The great thing about the partnership is Gatorade is going to be on the sidelines which is great for the players. We'll have all kinds of engagement with the fans in-stadium and fans at home because we have an incredible lineup of products, not just Gatorade but beverages and snacks which all go together to make partying and watching football a lot of fun. We feel wonderful about the partnership. Let me speak now to the investments and the consumer. I think we're going through a difficult time in terms of consumer sentiment, especially in the developed markets. The amazing thing is watching a ball game and buying the few pleasures in life to watch a ball game is really what's surviving through the downturn. So clearly as the consumer is distracted, no question about it, and the consumer is shifting their buying habits from spending on big-ticket entertainment to the simple pleasures of life. When the NFL and pepsico come together and say, hey, let's give you this moment of great pleasure, watch a a great game, have your Doritos and Tostitos and dip, life's good.

With the NFL, there are plenty of other brands — from auto makers to brewers to athletic-shoe makers — that keep benefiting from attaching themselves to the juggernaut. Through the Great Recession and into whatever you call this new malaise, rising viewership for NFL games has been about the only thing that many marketers believed they could count on. With the Super Bowl on top, of course, many NFL games were among the most-watched TV shows of any kind during the 2020-2011 season.

Sure, the lockout over the spring and summer slowed down the NFL revenue machine, and marketers' worries about a double-dip recession (will American consumers who faithfully watch pro-football games for free also go out and spend their money so reliably?) could stunt growth as the season goes on. But this week, the NFL as an advertising bet is as sound as a 20-yard field-goal try.
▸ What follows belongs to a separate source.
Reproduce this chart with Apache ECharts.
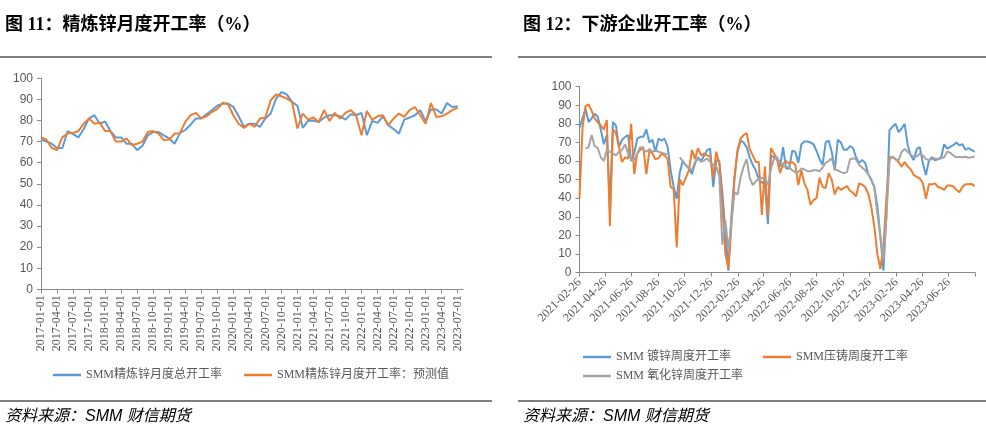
<!DOCTYPE html>
<html><head><meta charset="utf-8">
<script src="https://cdn.jsdelivr.net/npm/echarts@6/dist/echarts.min.js"></script>
<style>html,body{margin:0;padding:0;background:#fff}#c{width:986px;height:440px}</style>
</head><body><div id="c"></div>
<script>
// ---- Left chart: monthly refined zinc operating rate (%) ----
const refinedActual = [71,70,69,67,67,75,73.5,72,76,81,
82.5,78.5,79.5,75,72,72,69,69,66,68,
73,74.5,74.5,73,71.5,69,74,75.5,78,81,
81,83,85,87,88,88,86.5,82,77,78.5,
78.5,77,81,83.3,90.4,93.5,92.4,88.8,87,76.5,
79.8,80,79.3,81.4,82.5,82.5,82,80.4,83,82.5,
83.6,73,79.8,78.9,82,77.8,76,73.8,80.4,81.4,
82.5,84.9,79.7,85.2,85.2,83.3,88.3,86.4,86.8];
const refinedForecast = [72,71,67,66,72,74,74,75,78.5,81,
78.5,79,75,75,70,70,71.5,68.3,69,70,
74.6,75,73.8,70.7,71,73.8,74,79.3,82.5,83.6,
81,82,84,85.5,88.3,87.7,82.5,78.5,76.5,78.5,
77,80.9,81.4,89.6,92.3,91.5,90.4,88.8,76.2,83.3,
80.4,81.4,79.3,84.9,79.8,83.6,80.9,83.6,84.9,82.5,
73,84.5,80.4,82,82.5,77.8,80.9,83.3,81.7,84.9,
86.4,82.5,78.5,88.3,81.7,82,83.3,84.9,86.1];
// month categories 2017-01-01 ... 2023-08-01
const monthCats = [];
for (let y = 2017; y <= 2023; y++) {
  for (let m = 1; m <= 12; m++) {
    if (y === 2023 && m > 8) break;
    monthCats.push(y + '-' + String(m).padStart(2, '0') + '-01');
  }
}

// ---- Right chart: weekly downstream operating rates (%), weekly from 2021-02-26 ----
const galvanizing = [78,83,88,81,83,85.5,84,77,69,74,
35,81,79,67.6,71.5,73,74,60,64,72,
73,73,77,70,71.5,65,72,71,72,67.6,
55,46,39.6,54,60,57.7,56,53,58.6,62,
60,63,65.8,66.7,46,60.5,60,43,22,1,
31,51,65,71,70,67.5,62,58,55,50,
48.5,47.5,26,63,62,61,57,67.5,56,56,
65.5,65,59,69,70.5,70.5,70,69,65.5,61,
58,70,71,65,55,71.5,70,66,66,68,
67,62,59,60.5,59,53,50,46,36,20,
1,31,76.5,78.5,80,75.5,77.5,80,68.5,63,
60.5,66.5,67.5,58.6,52.5,60.4,62,60.4,61,62,
69,66.7,67.6,68.5,70,68.5,69,66,67,66,
65];
const dieCasting = [40,78,89.5,90.5,87,83,81,79,77,82,
25,77,75,67.6,59.5,62,61.3,80,53,64,
66,67.5,53,65.5,64,61,61.5,64,63,61,
46,45,13.5,50,47,51,55,66,61,67,
63,64,63,62.5,51,65,58.6,36,10,2,
26,51,66,72,74,75,66.5,63,59.5,59.5,
31,57,30,67,64,61.5,53.5,58.5,60,58.5,
59.5,58,47,55,48,44.5,36.5,39,40,51,
46,45.5,53.5,50,42,46,44.5,45.5,46.5,44,
43,41,48,47.3,46,42.5,35.5,25,10,2,
14,40,62,62,61,59.5,57,59.5,57,55.5,
52.5,51.5,50.5,48,39.6,47.7,47.4,48,46,45.5,
44.5,46.8,46.8,46.3,44.5,43.2,46,47.5,47.5,47.7,
46.5];
const zincOxide = [null,null,66.7,67.5,74,68,67,62,60,66,
65,64,63,65,66,69,64,61,60.5,64,
67.5,66,65,66.5,65,65.8,65,64.5,64,63.5,
null,null,null,62,60,57.7,56.4,55,59.5,61.3,
59.5,60.4,61.3,59.5,57.7,57,52,15,28,12,
27,43,42,51,57,61,51,47,49,50.5,
51,50.5,47,56,61,62,59,57,57,56.5,
55,54,54,56,55.5,54.5,54.5,55,55,54.5,
56.5,59,60,61.5,55.5,55,54,53.5,54,60.8,
61.5,61,58,56.5,55,53,50,46,32,19,
7,30,60.5,62.5,61,60.5,65,66.5,65,63.5,
62,62.5,64,63,61,60.5,61,61.3,61,61.5,
62,65,64.5,63,62,62.3,62,62.3,61.8,62,
62.5];
const rightTickLabels = ['2021-02-26','2021-04-26','2021-06-26','2021-08-26','2021-10-26','2021-12-26',
'2022-02-26','2022-04-26','2022-06-26','2022-08-26','2022-10-26','2022-12-26',
'2023-02-26','2023-04-26','2023-06-26'];
const rightAxisEnd = '2023-08-26';

function parseDay(s) { const p = s.split('-').map(Number); return new Date(p[0], p[1] - 1, p[2]).getTime(); }
function fmtDay(t) { const d = new Date(t); return d.getFullYear() + '-' + String(d.getMonth() + 1).padStart(2, '0') + '-' + String(d.getDate()).padStart(2, '0'); }
const weekDates = galvanizing.map((_, i) => new Date(2021, 1, 26 + 7 * i).getTime());
const pair = arr => arr.map((v, i) => [weekDates[i], v === null ? '-' : v]);

const axisColor = '#898989';
const labelColor = '#595959';
const serif = '"Liberation Serif","Noto Sans CJK SC"';
const legendText = { color: labelColor, fontSize: 12, fontFamily: serif };
const legendBase = { icon: 'rect', itemWidth: 28, itemHeight: 2.5, padding: 0, textStyle: legendText };
const yAxisBase = {
  type: 'value', min: 0, max: 100, interval: 10,
  axisLine: { show: true, lineStyle: { color: axisColor, width: 1 } },
  axisTick: { show: true, length: 4, lineStyle: { color: axisColor } },
  splitLine: { show: false },
  axisLabel: { color: labelColor, fontSize: 12, fontFamily: '"Liberation Sans"', margin: 8 }
};
const labelCustom = rightTickLabels.map(parseDay);
const tickCustom = labelCustom.concat([parseDay(rightAxisEnd)]);

const chart = echarts.init(document.getElementById('c'), null, { renderer: 'canvas' });
chart.setOption({
  backgroundColor: '#fff',
  animation: false,
  grid: [
    { left: 41, top: 78.3, width: 422, height: 211 },
    { left: 579.5, top: 86.7, width: 395.5, height: 185.8 }
  ],
  xAxis: [
    {
      type: 'category', gridIndex: 0, data: monthCats, boundaryGap: false,
      axisLine: { lineStyle: { color: axisColor, width: 1 } },
      axisTick: { interval: 2, length: 4, lineStyle: { color: axisColor } },
      axisLabel: { interval: 2, rotate: 90, color: labelColor, fontSize: 12, fontFamily: serif, margin: 6 },
      splitLine: { show: false }
    },
    {
      type: 'value', gridIndex: 1, min: labelCustom[0], max: parseDay(rightAxisEnd), scale: true,
      axisLine: { onZero: false, lineStyle: { color: axisColor, width: 1 } },
      axisTick: { show: true, length: 4, customValues: tickCustom, lineStyle: { color: axisColor } },
      axisLabel: { rotate: 45, color: labelColor, fontSize: 12, fontFamily: serif, margin: 8,
        customValues: labelCustom, formatter: v => fmtDay(v) },
      splitLine: { show: false }
    }
  ],
  yAxis: [
    Object.assign({ gridIndex: 0 }, yAxisBase),
    Object.assign({ gridIndex: 1 }, yAxisBase)
  ],
  legend: [
    Object.assign({ left: 53, top: 369, itemGap: 22,
      data: ['SMM精炼锌月度总开工率', 'SMM精炼锌月度开工率：预测值'] }, legendBase),
    Object.assign({ left: 583, top: 351, itemGap: 32,
      data: ['SMM 镀锌周度开工率', 'SMM压铸周度开工率'] }, legendBase),
    Object.assign({ left: 583, top: 370,
      data: ['SMM 氧化锌周度开工率'] }, legendBase)
  ],
  series: [
    { name: 'SMM精炼锌月度总开工率', type: 'line', xAxisIndex: 0, yAxisIndex: 0, data: refinedActual,
      symbol: 'none', lineStyle: { width: 2, color: '#5B9BD5' }, itemStyle: { color: '#5B9BD5' } },
    { name: 'SMM精炼锌月度开工率：预测值', type: 'line', xAxisIndex: 0, yAxisIndex: 0, data: refinedForecast,
      symbol: 'none', lineStyle: { width: 2, color: '#ED7D31' }, itemStyle: { color: '#ED7D31' } },
    { name: 'SMM 镀锌周度开工率', type: 'line', xAxisIndex: 1, yAxisIndex: 1, data: pair(galvanizing),
      symbol: 'none', lineStyle: { width: 2, color: '#5B9BD5' }, itemStyle: { color: '#5B9BD5' } },
    { name: 'SMM压铸周度开工率', type: 'line', xAxisIndex: 1, yAxisIndex: 1, data: pair(dieCasting),
      symbol: 'none', lineStyle: { width: 2, color: '#ED7D31' }, itemStyle: { color: '#ED7D31' } },
    { name: 'SMM 氧化锌周度开工率', type: 'line', xAxisIndex: 1, yAxisIndex: 1, data: pair(zincOxide),
      symbol: 'none', lineStyle: { width: 2, color: '#A5A5A5' }, itemStyle: { color: '#A5A5A5' } }
  ],
  graphic: [
    { type: 'text', left: 5, top: 16, style: { text: '图 11：精炼锌月度开工率（%）', font: 'bold 18px "Liberation Serif","Noto Sans CJK SC"', fill: '#000' } },
    { type: 'text', left: 523, top: 16, style: { text: '图 12：下游企业开工率（%）', font: 'bold 18px "Liberation Serif","Noto Sans CJK SC"', fill: '#000' } },
    { type: 'line', shape: { x1: 0, y1: 57, x2: 492, y2: 57 }, style: { stroke: '#000', lineWidth: 1.2 } },
    { type: 'line', shape: { x1: 518, y1: 57, x2: 986, y2: 57 }, style: { stroke: '#000', lineWidth: 1.2 } },
    { type: 'line', shape: { x1: 0, y1: 401, x2: 492, y2: 401 }, style: { stroke: '#000', lineWidth: 1.2 } },
    { type: 'line', shape: { x1: 518, y1: 401, x2: 986, y2: 401 }, style: { stroke: '#000', lineWidth: 1.2 } },
    { type: 'text', left: 5, top: 409, style: { text: '资料来源：SMM 财信期货', font: 'italic 16px "Liberation Sans","Noto Sans CJK SC"', fill: '#000' } },
    { type: 'text', left: 523, top: 409, style: { text: '资料来源：SMM 财信期货', font: 'italic 16px "Liberation Sans","Noto Sans CJK SC"', fill: '#000' } }
  ]
});
</script>
</body></html>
Meanwhile, Nooyi is looking beyond the 20-yard line to shore up PepsiCo's business globally — another theme she brought up in her CNBC interview as she summarized the company's fortunes regionally:

East of the Middle East, especially in all of the emerging markets, I think the economic growth is still robust. Even though inflation is rampant around the world, east of the Middle East everything seems to be okay. Growth rates of all of those economies are somewhere between 5% and 8%, sometimes as high as 10%. In all of those markets business seems to be okay, top line growth is good and bottom line is following because you can price through the ins nation. Parts of Latin America I think are beginning to slow down now, although i'd say Latin America is performing and faring better than the developed economies of North America and Western Europe, so I'd say Latin America can power through.

Let me talk about North America and Western Europe. We're going through some of the difficult time, I don't mean PepsiCo, the industry as a whole, because you have GDP growth that's anemic, unemployment rates that are very high and inflation that's extremely high. The three together make it very hard for companies to figure out how to thread the needle and how to perform. In these environments, what's critically important is that you have powerhouse brands that can pull the product through to the consumer. You've got scale so that you can go toe to toe with the large retailers who are trying to capture efficiencies of scale. And most importantly you've got to run the company for the long term. Because when you have slowdowns in economies and runaway inflation, the natural tendency is to do the wrong thing to maximize the short term and forgetting corporations exist for the long term. One thing to take away, companies need to have the eye to the long term and manage the company for the long term, especially in these times.